* start SUPPLIED MATERIAL *

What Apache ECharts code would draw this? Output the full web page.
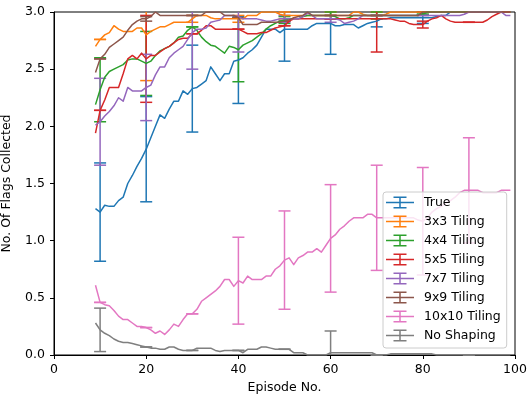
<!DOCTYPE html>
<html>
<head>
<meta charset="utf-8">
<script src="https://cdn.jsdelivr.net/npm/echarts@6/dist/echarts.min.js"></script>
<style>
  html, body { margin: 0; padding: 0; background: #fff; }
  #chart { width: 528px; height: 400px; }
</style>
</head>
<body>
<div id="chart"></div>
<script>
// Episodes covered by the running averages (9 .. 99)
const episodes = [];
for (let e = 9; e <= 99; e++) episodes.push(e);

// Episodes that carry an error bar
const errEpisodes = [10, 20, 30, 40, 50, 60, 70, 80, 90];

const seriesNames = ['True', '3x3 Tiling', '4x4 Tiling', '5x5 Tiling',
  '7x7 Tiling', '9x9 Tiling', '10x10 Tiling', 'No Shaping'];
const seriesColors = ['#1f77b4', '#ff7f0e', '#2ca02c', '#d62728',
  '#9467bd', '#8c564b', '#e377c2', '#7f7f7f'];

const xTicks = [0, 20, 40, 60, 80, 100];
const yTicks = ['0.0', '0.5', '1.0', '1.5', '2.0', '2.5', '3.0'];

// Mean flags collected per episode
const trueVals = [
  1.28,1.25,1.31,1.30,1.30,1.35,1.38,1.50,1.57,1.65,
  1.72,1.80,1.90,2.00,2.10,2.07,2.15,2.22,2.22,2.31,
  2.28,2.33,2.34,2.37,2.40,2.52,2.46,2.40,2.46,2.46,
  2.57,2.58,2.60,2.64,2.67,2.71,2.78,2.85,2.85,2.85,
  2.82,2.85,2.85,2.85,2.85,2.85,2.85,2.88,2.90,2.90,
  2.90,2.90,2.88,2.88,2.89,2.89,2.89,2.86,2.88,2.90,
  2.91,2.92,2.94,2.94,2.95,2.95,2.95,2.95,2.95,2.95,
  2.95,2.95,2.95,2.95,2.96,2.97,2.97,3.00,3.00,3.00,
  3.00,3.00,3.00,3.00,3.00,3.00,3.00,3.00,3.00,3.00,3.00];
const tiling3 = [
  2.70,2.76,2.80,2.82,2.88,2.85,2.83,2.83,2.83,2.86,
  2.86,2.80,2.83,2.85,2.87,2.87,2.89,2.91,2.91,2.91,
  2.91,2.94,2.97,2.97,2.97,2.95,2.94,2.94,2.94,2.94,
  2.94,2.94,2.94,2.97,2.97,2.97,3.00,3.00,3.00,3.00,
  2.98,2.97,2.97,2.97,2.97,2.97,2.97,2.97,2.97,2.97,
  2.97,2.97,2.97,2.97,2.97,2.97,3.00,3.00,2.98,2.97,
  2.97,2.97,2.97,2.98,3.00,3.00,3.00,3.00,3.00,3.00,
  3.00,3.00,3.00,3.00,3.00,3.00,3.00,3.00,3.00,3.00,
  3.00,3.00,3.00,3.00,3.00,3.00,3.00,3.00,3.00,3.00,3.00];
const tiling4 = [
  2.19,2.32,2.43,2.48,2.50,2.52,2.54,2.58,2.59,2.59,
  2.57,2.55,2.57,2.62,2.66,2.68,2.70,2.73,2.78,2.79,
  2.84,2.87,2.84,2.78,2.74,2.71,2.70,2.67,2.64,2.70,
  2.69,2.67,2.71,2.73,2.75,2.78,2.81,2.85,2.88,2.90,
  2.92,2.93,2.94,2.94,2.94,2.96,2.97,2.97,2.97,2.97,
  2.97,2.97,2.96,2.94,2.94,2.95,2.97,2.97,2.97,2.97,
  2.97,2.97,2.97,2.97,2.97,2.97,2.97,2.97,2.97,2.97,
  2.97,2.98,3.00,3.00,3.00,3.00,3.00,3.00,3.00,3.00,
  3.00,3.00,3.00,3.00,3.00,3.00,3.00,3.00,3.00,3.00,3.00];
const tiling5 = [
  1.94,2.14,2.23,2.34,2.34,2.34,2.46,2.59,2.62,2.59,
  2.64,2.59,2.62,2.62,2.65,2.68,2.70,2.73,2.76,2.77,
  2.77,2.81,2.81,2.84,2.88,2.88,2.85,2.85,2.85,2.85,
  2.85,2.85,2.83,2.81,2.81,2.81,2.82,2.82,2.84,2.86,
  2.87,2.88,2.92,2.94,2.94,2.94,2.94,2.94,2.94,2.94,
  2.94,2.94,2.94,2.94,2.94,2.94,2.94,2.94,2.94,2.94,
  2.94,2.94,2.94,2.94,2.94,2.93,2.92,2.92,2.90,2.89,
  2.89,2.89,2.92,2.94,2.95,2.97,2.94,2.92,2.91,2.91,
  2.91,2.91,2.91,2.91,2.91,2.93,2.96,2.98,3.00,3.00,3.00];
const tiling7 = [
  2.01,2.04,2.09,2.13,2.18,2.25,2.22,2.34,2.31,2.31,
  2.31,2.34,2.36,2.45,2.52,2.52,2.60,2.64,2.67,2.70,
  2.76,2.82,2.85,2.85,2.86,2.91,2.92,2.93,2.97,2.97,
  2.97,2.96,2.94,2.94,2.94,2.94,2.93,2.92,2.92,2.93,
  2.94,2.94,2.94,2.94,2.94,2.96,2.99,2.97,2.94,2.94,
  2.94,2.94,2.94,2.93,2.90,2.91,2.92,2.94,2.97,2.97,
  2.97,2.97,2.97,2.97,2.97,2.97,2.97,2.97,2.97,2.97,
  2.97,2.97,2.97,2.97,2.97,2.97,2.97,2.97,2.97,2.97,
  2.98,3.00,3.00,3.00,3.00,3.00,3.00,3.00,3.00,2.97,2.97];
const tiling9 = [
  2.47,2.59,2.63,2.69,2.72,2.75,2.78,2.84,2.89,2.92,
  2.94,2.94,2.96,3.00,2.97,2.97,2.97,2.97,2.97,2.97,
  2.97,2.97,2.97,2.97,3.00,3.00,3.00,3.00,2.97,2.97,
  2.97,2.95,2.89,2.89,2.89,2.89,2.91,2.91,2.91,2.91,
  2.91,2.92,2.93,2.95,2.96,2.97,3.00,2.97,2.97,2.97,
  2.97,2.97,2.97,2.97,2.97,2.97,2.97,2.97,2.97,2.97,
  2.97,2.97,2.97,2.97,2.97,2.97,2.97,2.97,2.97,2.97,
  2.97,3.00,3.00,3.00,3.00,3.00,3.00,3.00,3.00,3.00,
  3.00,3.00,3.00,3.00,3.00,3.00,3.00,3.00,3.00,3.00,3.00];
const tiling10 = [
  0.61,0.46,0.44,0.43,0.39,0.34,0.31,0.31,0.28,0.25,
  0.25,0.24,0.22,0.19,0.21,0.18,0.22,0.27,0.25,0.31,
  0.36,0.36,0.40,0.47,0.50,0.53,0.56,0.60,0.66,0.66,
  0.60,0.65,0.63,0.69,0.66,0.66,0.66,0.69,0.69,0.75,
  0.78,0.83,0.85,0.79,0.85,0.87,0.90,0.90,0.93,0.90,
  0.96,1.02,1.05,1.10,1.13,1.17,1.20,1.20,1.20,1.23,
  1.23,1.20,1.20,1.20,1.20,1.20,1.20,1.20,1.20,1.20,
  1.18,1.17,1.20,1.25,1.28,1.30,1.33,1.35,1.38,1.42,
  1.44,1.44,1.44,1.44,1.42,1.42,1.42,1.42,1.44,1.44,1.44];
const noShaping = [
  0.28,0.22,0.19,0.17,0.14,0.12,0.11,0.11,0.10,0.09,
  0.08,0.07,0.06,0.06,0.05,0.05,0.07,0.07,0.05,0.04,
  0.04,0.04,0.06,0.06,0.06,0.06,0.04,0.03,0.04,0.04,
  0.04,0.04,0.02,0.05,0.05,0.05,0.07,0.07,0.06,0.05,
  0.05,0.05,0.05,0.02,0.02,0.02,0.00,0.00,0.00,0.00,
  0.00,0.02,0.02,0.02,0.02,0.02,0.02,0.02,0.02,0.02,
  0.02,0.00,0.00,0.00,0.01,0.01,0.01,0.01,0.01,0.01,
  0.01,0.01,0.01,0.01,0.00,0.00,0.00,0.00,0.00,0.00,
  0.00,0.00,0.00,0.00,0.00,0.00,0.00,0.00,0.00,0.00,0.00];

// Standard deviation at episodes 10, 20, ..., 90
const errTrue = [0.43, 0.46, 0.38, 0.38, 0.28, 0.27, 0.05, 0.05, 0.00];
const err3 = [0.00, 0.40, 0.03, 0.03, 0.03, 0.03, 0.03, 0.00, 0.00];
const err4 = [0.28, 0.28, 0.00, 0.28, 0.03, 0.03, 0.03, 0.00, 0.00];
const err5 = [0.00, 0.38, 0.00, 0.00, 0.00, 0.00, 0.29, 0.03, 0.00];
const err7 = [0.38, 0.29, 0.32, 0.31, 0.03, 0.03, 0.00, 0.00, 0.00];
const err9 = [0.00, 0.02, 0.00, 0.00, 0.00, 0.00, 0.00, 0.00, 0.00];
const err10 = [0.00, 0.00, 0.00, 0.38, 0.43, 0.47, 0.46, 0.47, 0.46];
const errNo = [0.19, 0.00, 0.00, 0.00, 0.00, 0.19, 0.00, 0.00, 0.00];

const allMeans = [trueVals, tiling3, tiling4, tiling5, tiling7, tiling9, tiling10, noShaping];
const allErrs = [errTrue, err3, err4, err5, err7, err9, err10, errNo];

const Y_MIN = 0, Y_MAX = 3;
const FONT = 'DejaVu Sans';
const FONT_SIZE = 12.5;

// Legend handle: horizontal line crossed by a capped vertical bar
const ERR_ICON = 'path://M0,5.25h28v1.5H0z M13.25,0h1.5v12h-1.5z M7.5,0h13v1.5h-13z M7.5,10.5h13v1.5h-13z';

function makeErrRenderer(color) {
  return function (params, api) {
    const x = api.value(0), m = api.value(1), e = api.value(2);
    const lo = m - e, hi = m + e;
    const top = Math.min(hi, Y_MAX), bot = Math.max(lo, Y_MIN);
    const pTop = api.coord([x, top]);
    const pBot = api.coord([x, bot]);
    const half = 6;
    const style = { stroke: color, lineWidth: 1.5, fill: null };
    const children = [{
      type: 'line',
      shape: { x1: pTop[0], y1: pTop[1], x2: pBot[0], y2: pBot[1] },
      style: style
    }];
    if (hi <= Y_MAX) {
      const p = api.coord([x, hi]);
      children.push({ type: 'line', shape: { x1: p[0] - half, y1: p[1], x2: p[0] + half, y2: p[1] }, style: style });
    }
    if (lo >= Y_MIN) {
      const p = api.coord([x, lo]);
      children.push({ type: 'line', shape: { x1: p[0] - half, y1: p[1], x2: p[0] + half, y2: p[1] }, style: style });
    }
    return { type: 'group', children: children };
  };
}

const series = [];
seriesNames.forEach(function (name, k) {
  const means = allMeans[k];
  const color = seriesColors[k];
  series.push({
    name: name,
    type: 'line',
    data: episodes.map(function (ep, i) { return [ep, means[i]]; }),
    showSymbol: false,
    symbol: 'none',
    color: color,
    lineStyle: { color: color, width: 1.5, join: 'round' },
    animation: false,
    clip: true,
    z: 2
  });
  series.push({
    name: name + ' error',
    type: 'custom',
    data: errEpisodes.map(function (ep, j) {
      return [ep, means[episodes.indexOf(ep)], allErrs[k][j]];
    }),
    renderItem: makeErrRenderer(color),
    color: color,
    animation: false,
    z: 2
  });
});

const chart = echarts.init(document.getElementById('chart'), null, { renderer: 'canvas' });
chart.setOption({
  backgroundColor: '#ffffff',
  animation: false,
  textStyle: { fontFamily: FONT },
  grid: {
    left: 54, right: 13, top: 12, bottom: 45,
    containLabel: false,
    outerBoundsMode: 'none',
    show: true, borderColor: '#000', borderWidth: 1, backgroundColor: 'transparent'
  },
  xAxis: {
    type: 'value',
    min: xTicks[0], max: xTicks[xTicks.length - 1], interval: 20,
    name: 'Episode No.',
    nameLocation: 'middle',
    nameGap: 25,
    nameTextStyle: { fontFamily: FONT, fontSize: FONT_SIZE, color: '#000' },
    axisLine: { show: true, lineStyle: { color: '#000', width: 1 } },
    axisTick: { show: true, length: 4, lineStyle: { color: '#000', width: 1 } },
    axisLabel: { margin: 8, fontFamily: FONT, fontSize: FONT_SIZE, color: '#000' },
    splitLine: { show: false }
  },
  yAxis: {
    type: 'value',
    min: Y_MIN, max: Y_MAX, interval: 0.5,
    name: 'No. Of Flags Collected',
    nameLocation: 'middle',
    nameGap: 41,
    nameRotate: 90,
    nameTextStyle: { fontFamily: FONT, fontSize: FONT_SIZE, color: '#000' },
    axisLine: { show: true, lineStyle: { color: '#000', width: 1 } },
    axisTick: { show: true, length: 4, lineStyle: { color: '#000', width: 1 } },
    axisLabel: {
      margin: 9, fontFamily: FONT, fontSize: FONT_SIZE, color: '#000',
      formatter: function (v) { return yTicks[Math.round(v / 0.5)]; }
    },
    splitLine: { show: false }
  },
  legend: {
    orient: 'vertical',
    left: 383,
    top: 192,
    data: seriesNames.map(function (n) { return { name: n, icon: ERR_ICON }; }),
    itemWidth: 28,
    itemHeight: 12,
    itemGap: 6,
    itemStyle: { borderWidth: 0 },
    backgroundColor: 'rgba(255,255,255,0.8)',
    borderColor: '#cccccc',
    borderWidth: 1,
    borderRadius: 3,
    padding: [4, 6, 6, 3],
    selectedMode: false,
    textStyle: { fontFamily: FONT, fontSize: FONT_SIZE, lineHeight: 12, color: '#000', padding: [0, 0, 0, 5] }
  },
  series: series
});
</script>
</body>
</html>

* end SUPPLIED MATERIAL *

[WRITTEN EXERCISE] Repeat exactly and only the lines from the start of the data above through the line that holds "['0.0', '0.5', '1.0', '1.5', '2.0', '2.5', '3.0'];", inclusive. Pictures do not belong in the copy.

[SOLVED EXERCISE]
What Apache ECharts code would draw this? Output the full web page.
<!DOCTYPE html>
<html>
<head>
<meta charset="utf-8">
<script src="https://cdn.jsdelivr.net/npm/echarts@6/dist/echarts.min.js"></script>
<style>
  html, body { margin: 0; padding: 0; background: #fff; }
  #chart { width: 528px; height: 400px; }
</style>
</head>
<body>
<div id="chart"></div>
<script>
// Episodes covered by the running averages (9 .. 99)
const episodes = [];
for (let e = 9; e <= 99; e++) episodes.push(e);

// Episodes that carry an error bar
const errEpisodes = [10, 20, 30, 40, 50, 60, 70, 80, 90];

const seriesNames = ['True', '3x3 Tiling', '4x4 Tiling', '5x5 Tiling',
  '7x7 Tiling', '9x9 Tiling', '10x10 Tiling', 'No Shaping'];
const seriesColors = ['#1f77b4', '#ff7f0e', '#2ca02c', '#d62728',
  '#9467bd', '#8c564b', '#e377c2', '#7f7f7f'];

const xTicks = [0, 20, 40, 60, 80, 100];
const yTicks = ['0.0', '0.5', '1.0', '1.5', '2.0', '2.5', '3.0'];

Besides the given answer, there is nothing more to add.